DNS resolution is currently unavailable every time I reboot debian server

I've encountered this issue 3 times now, and it always happens after I reboot my debin server that I have pihole on docker installed on. I've removed/deleted config folder, and reinstalled a fresh instance of pihole 3 times.

After every reboot, I can see in the logs it states,

WARNING Misconfigured DNS in /etc/resolv.conf: Two DNS servers are recommended, 127.0.0.1 and any backup server,
WARNING Misconfigured DNS in /etc/resolv.conf: Primary DNS should be 127.0.0.1 (found 127.0.0.11),

Here is the log file from portainer. http://pasted.co/447ab050

Please let me know if I'm missing something I should put in here, new and running a fever.

These warnings are here to avoid the bigger problem you see in the log:
[✗] DNS resolution is currently unavailable,

This will go away when you add --dns 127.0.0.1 --dns 1.1.1.1 to your docker run.

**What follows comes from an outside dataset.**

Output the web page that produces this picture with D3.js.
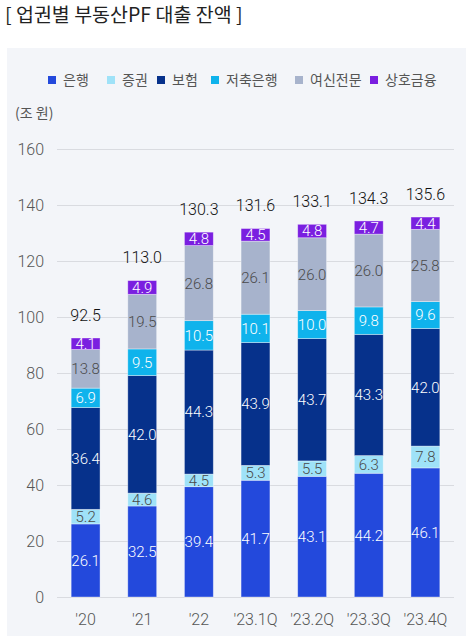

more detail at GitHub - pi-hole/docker-pi-hole: Pi-hole in a docker container

1 Like

I have dns 127.0.0.1 and dns 1.1.1.1 already set in my docker compose.

Here is my docker-compose file. http://pasted.co/08559a04

Reading up on github, I learned that 127.0.0.11 is docker's network so the issue I imagined was somewhere else.

I had a peak at my /etc/resolv.conf and when the nameserver is set to my debian server/pihole's address, it doesn't work.

# Generated by NetworkManager
nameserver 192.168.1.13'

however, when I set my nameserver to my router 192.168.1.1 The container seems to perfectly fine.

  - DNS1=127.0.0.1
  - DNS2=1.1.1.1

this is an environment variable, you're looking for the dns: [list] setting not environment: [list], the difference being DNS is for the container's resolv.conf wehre as the DNS env vars are for DNSMasq's upstream dns servers (e.g. dnsmasq service uses dns:, clients of dnsmasq will use the upstream servers from env)

check this example and use these 3 lines: https://github.com/pi-hole/docker-pi-hole/blob/master/docker-compose.yml#L25-L27

I should have payed closer attention to the two things.

Thanks for the explanation. Two questions.

  1. if I'm using
    dns:
    - 127.0.0.1
    - 1.1.1.1

Is it ok to leave the DNS env vars since they're for DNSMasq? Or am I likely to run into some issues? I don't foresee any issues but asking just incase.

  1. About to research this one, is there a way in pihole to exclude specific IP addresses from having any content blocked? My wife works from home and I don't want to mistakenly block something she needs to use for work. My guess is this is something I'd have to do on the router level instead of on the pihole.

Is it ok to leave the DNS env vars since they’re for DNSMasq

I wouldn't leave DNS1 ENV set to 127.0.0.1, it should have an external sever. It's circular pointing dnsmasq at localhost (it's self).

is there a way in pihole to exclude specific IP addresses from having any content blocked?

There are a couple ways to approach that, my first suggestion is just have her disable Pi-hole by programming her DNS static to an external server is probably the simplest. If you want her to have Pi-hole in the evening when not working then use the web interface disable during her work hours. You could also try whitelsting her work's domain(s) with a wildcard or regex.